Define the 50/30/20 rule
What is a budget guideline: 50% needs, 30% wants, 20% savings/debt?
Is “streaming subscriptions” a need or want?
What is a want?
Define zero-based budgeting.
What is a budget where every dollar is assigned a job and leftover = $0 unassigned?
What’s a “tradeoff”?
What is choosing one thing means giving up something else?
Your car repair is $200. Which budget category takes the hit first?
What is savings/emergency fund (or “other/irregular expenses” if no fund)?
If take-home pay is $2,000, how much goes to needs?
What is $1,000? (50% of 2,000)
Groceries vs dining out—what’s the difference in budgeting terms?
What are groceries = need; dining out = want?
In zero-based budgeting, income minus expenses minus savings equals what?
What is $0?
Name one expense you can reduce without eliminating it.
What is: dining out, subscriptions, groceries via cheaper brands, utilities via usage? (any one)
You lose $100 of income this month.
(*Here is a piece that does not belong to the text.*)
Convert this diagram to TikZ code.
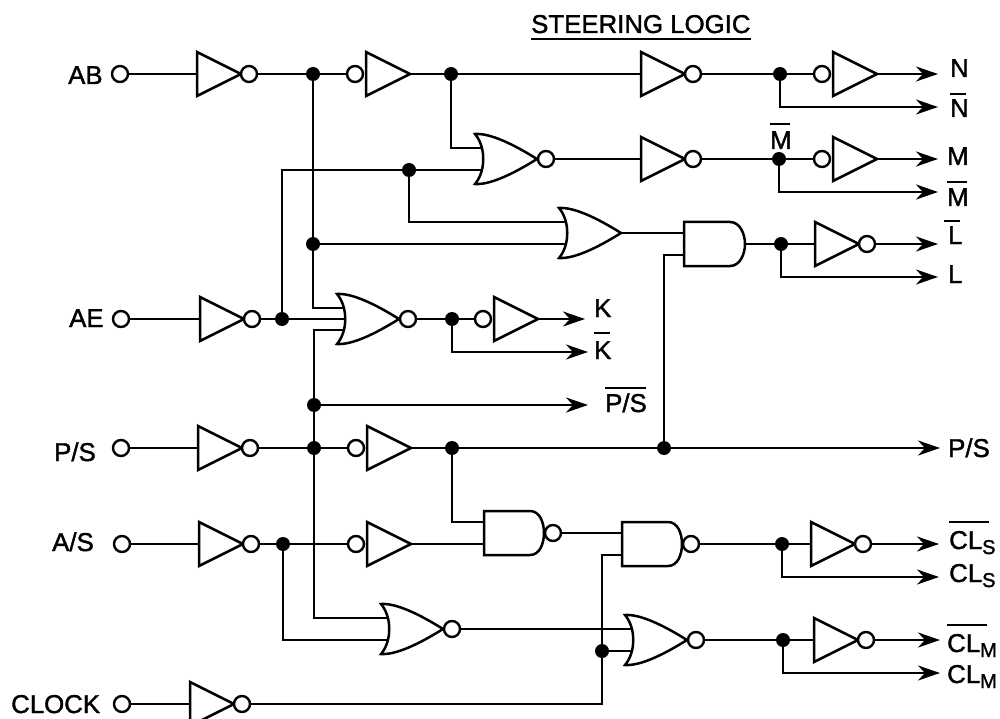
\documentclass[tikz,border=0pt]{standalone}
\usepackage{fontspec}
\setmainfont{Liberation Sans}[FakeBold=1.5]
\usetikzlibrary{arrows.meta}
\newcommand\ovbar[3]{\vbox{\hrule width #1 height 2.2pt \kern #2 \hbox{#3}}}
\newcommand\subs[1]{\raisebox{-5pt}{\fontsize{20}{20}\selectfont #1}}
\tikzset{
  x=1pt,y=-1pt,
  wire/.style={line width=2.4pt,line join=miter},
  sig/.style={wire,-{Stealth[length=22pt,width=15pt,inset=7pt]}},
  gatebody/.style={line width=2.5pt,draw=black,fill=white,line join=miter},
  bubble/.style={line width=2.4pt,draw=black,fill=white},
  pinn/.style={circle,draw=black,fill=white,line width=2.4pt,minimum size=16pt,inner sep=0pt},
  dotn/.style={circle,fill=black,minimum size=14pt,inner sep=0pt},
  lab/.style={inner sep=0pt,anchor=base west,font=\fontsize{25.8}{30}\selectfont},
  invr/.pic={
    \draw[gatebody] (0,-22) -- (44,0) -- (0,22) -- cycle;
    \draw[bubble] (52,0) circle (8);
    \coordinate (-in) at (0,0);
    \coordinate (-out) at (60,0);
  },
  invl/.pic={
    \draw[gatebody] (0,-22) -- (44,0) -- (0,22) -- cycle;
    \draw[bubble] (-11,0) circle (8);
    \coordinate (-in) at (-19,0);
    \coordinate (-out) at (44,0);
  },
  orbody/.pic={
    \draw[gatebody] (0,-25) .. controls (15,-26) and (38,-15) .. (62,0)
      .. controls (38,15) and (15,26) .. (0,25)
      .. controls (11,12) and (11,-12) .. (0,-25) -- cycle;
    \coordinate (-a) at (6,-11);
    \coordinate (-b) at (6,11);
    \coordinate (-m) at (8,0);
    \coordinate (-out) at (62,0);
  },
  norbody/.pic={
    \draw[gatebody] (0,-25) .. controls (15,-26) and (38,-15) .. (62,0)
      .. controls (38,15) and (15,26) .. (0,25)
      .. controls (11,12) and (11,-12) .. (0,-25) -- cycle;
    \draw[bubble] (71,0) circle (8);
    \coordinate (-a) at (6,-11);
    \coordinate (-b) at (6,11);
    \coordinate (-m) at (8,0);
    \coordinate (-out) at (79,0);
  },
  andbody/.pic={
    \draw[gatebody] (0,-22) -- (46,-22) .. controls (56,-22) and (61,-10) .. (61,0)
      .. controls (61,10) and (56,22) .. (46,22) -- (0,22) -- cycle;
    \coordinate (-a) at (0,-11);
    \coordinate (-b) at (0,11);
    \coordinate (-out) at (61,0);
  },
  nandbody/.pic={
    \draw[gatebody] (0,-22) -- (46,-22) .. controls (56,-22) and (60,-10) .. (60,0)
      .. controls (60,10) and (56,22) .. (46,22) -- (0,22) -- cycle;
    \draw[bubble] (69,0) circle (8);
    \coordinate (-a) at (0,-11);
    \coordinate (-b) at (0,11);
    \coordinate (-out) at (77,0);
  },
}
\begin{document}
\begin{tikzpicture}
\clip (0,0) rectangle (1000,719);
\fill[white] (0,0) rectangle (1000,719);

% input pins
\node[pinn] (inab) at (120,74) {};
\node[pinn] (inae) at (121,319) {};
\node[pinn] (inps) at (121,448) {};
\node[pinn] (inas) at (122,544) {};
\node[pinn] (inck) at (122,704) {};

% junction dots
\node[dotn] (d1) at (313,74) {};
\node[dotn] (d2) at (451,74) {};
\node[dotn] (d3) at (780,74) {};
\node[dotn] (d4) at (779,159) {};
\node[dotn] (d5) at (282,319) {};
\node[dotn] (d6) at (409,170) {};
\node[dotn] (d7) at (313,244) {};
\node[dotn] (d8) at (781,244) {};
\node[dotn] (d9) at (314,405) {};
\node[dotn] (d10) at (314,448) {};
\node[dotn] (d11) at (452,319) {};
\node[dotn] (d12) at (452,448) {};
\node[dotn] (d13) at (664,448) {};
\node[dotn] (d14) at (283,544) {};
\node[dotn] (d15) at (602,651) {};
\node[dotn] (d16) at (782,544) {};
\node[dotn] (d17) at (783,640) {};

% gates
\pic (g1) at (197,74) {invr};
\pic (g2) at (366,74) {invl};
\pic (g3) at (641,74) {invr};
\pic (g4) at (833,74) {invl};
\pic (g5) at (641,159) {invr};
\pic (g6) at (833,159) {invl};
\pic (g7) at (815,244) {invr};
\pic (g8) at (200,319) {invr};
\pic (g9) at (494,319) {invl};
\pic (g10) at (198,448) {invr};
\pic (g11) at (367,448) {invl};
\pic (g12) at (199,544) {invr};
\pic (g13) at (367,544) {invl};
\pic (g14) at (190,704) {invr};
\pic (g15) at (811,544) {invr};
\pic (g16) at (814,640) {invr};
\pic (nor1) at (475,159) {norbody};
\pic (or1) at (559,233) {orbody};
\pic (and1) at (684,244) {andbody};
\pic (nor2) at (337,319) {norbody};
\pic (nand1) at (484,533) {nandbody};
\pic (nand2) at (622,544) {nandbody};
\pic (nor3) at (381,629) {norbody};
\pic (nor4) at (625,640) {norbody};

% arrow targets
\coordinate (tN) at (938,74);
\coordinate (tNb) at (938,107);
\coordinate (tM) at (938,159);
\coordinate (tMb) at (938,192);
\coordinate (tLb) at (938,244);
\coordinate (tL) at (938,277);
\coordinate (tK) at (585,319);
\coordinate (tKb) at (588,352);
\coordinate (tPSb) at (588,405);
\coordinate (tPS) at (940,448);
\coordinate (tCSb) at (939,544);
\coordinate (tCS) at (939,577);
\coordinate (tCMb) at (940,640);
\coordinate (tCM) at (940,673);

% wires
\draw[wire] (inab) -- (g1-in);
\draw[wire] (g1-out) -- (d1);
\draw[wire] (d1) -- (g2-in);
\draw[wire] (g2-out) -- (d2);
\draw[wire] (d2) -- (g3-in);
\draw[wire] (g3-out) -- (d3);
\draw[wire] (d3) -- (g4-in);
\draw[sig] (g4-out) -- (tN);
\draw[sig] (d3) |- (tNb);
\draw[wire] (d2) |- (nor1-a);
\draw[wire] (d6) -- (nor1-b);
\draw[wire] (nor1-out) -- (g5-in);
\draw[wire] (g5-out) -- (d4);
\draw[wire] (d4) -- (g6-in);
\draw[sig] (g6-out) -- (tM);
\draw[sig] (d4) |- (tMb);
\draw[wire] (d5) |- (d6);
\draw[wire] (d6) |- (or1-a);
\draw[wire] (d7) -- (or1-b);
\draw[wire] (or1-out) -- (and1-a);
\draw[wire] (and1-out) -- (d8);
\draw[wire] (d8) -- (g7-in);
\draw[sig] (g7-out) -- (tLb);
\draw[sig] (d8) |- (tL);
\draw[wire] (d1) -- (d7);
\draw[wire] (d7) |- (nor2-a);
\draw[wire] (inae) -- (g8-in);
\draw[wire] (g8-out) -- (d5);
\draw[wire] (d5) -- (nor2-m);
\draw[wire] (d9) |- (nor2-b);
\draw[wire] (d9) -- (d10);
\draw[sig] (d9) -- (tPSb);
\draw[wire] (nor2-out) -- (d11);
\draw[wire] (d11) -- (g9-in);
\draw[sig] (g9-out) -- (tK);
\draw[sig] (d11) |- (tKb);
\draw[wire] (inps) -- (g10-in);
\draw[wire] (g10-out) -- (d10);
\draw[wire] (d10) -- (g11-in);
\draw[wire] (g11-out) -- (d12);
\draw[wire] (d12) -- (d13);
\draw[sig] (d13) -- (tPS);
\draw[wire] (d13) |- (and1-b);
\draw[wire] (d12) |- (nand1-a);
\draw[wire] (inas) -- (g12-in);
\draw[wire] (g12-out) -- (d14);
\draw[wire] (d14) -- (g13-in);
\draw[wire] (g13-out) -- (nand1-b);
\draw[wire] (d10) |- (nor3-a);
\draw[wire] (d14) |- (nor3-b);
\draw[wire] (nor3-out) -- (nor4-a);
\draw[wire] (nand1-out) -- (nand2-a);
\draw[wire] (inck) -- (g14-in);
\draw[wire] (g14-out) -| (d15);
\draw[wire] (d15) -- (nor4-b);
\draw[wire] (d15) |- (nand2-b);
\draw[wire] (nand2-out) -- (d16);
\draw[wire] (d16) -- (g15-in);
\draw[sig] (g15-out) -- (tCSb);
\draw[sig] (d16) |- (tCS);
\draw[wire] (nor4-out) -- (d17);
\draw[wire] (d17) -- (g16-in);
\draw[sig] (g16-out) -- (tCMb);
\draw[sig] (d17) |- (tCM);

% labels
\node[lab] (title) at (531,33) {\vtop{\hbox{STEERING LOGIC}\kern4.5pt\hrule height 2.2pt}};
\node[lab] (lAB) at (68,84) {AB};
\node[lab] (lAE) at (69,327) {AE};
\node[lab] (lPS) at (54,461) {P/S};
\node[lab] (lAS) at (52,551) {A/S};
\node[lab] (lCK) at (11,713) {CLOCK};
\node[lab] (oN) at (950,77) {N};
\node[lab] (oNb) at (950,117) {\ovbar{16pt}{4pt}{N}};
\node[lab] (oMt) at (770,149) {\ovbar{20pt}{6pt}{M}};
\node[lab] (oM) at (947,165) {M};
\node[lab] (oMb) at (947,206) {\ovbar{20pt}{5pt}{M}};
\node[lab] (oLb) at (944,244) {\ovbar{16pt}{4pt}{\kern4pt L}};
\node[lab] (oL) at (948,283) {L};
\node[lab] (oK) at (594,317) {K};
\node[lab] (oKb) at (594,359) {\ovbar{16pt}{7pt}{K}};
\node[lab] (oPSb) at (605,412) {\ovbar{41pt}{4pt}{P/S}};
\node[lab] (oPS) at (948,457) {P/S};
\node[lab] (oCSb) at (949,549) {\ovbar{40pt}{8pt}{CL\subs{S}}};
\node[lab] (oCS) at (949,582) {CL\subs{S}};
\node[lab] (oCMb) at (947,652) {\ovbar{40pt}{8pt}{CL\subs{M}}};
\node[lab] (oCM) at (947,683) {CL\subs{M}};
\end{tikzpicture}
\end{document}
What changes first: targets or expenses?
What is targets change first, then you adjust expenses to match?
If take-home pay is $3,200, how much goes to savings/debt?
What is $640? (20% of 3,200)
Is a phone bill always a “need”? Explain.
What is: usually a need, but the plan level can be a want (basic vs premium)?
What’s the main benefit of zero-based budgeting compared to “winging it”?
What is: it creates control and prevents “missing money”?
Name one expense you can renegotiate (call and lower).
What is: phone plan, internet, insurance, some bills?
Your rent increases by $75. Name two places to adjust.
What is reduce wants + increase income or renegotiate other needs?
Name two examples of “needs” that usually belong in the 50%.
What are rent/housing, utilities, groceries, transportation, minimum debt payments? (any two)
Put these in order from most “need” to most “want”: rent, car payment, gym membership, groceries.
What is rent, groceries, car payment, gym membership?
If you have $120 left after bills, name 3 “jobs” you could assign it.
What are: savings, debt payoff, groceries, bills buffer, sinking fund, transportation, etc.?
You’re $150 over budget—choose two cuts that could fix it.
Example correct: What is cut dining out by $80 and cancel a $70 subscription bundle? (any two that total $150)
You get a $150 surprise bonus. Where should it go in a strong plan?
What is: emergency fund/debt payoff first (or a split), then wants?
Your needs are 65% of income—what’s one realistic fix?
What is reduce needs (housing/transport), increase income, or temporarily adjust categories while you stabilize?
A “want” can become a “need” when ________.
What is: when it’s required for work/health/safety?
True or false: Zero-based budgeting means you have no fun money.
What is false? (Fun money can be a category—just assigned on purpose.)
What’s the best “tough call” if you’re constantly short: cut wants, increase income, or both? Explain.
What is both, if possible—cut waste now and build income over time?
A common reason budgets fail is not planning for ________ expenses.
What are irregular/unplanned-but-predictable expenses?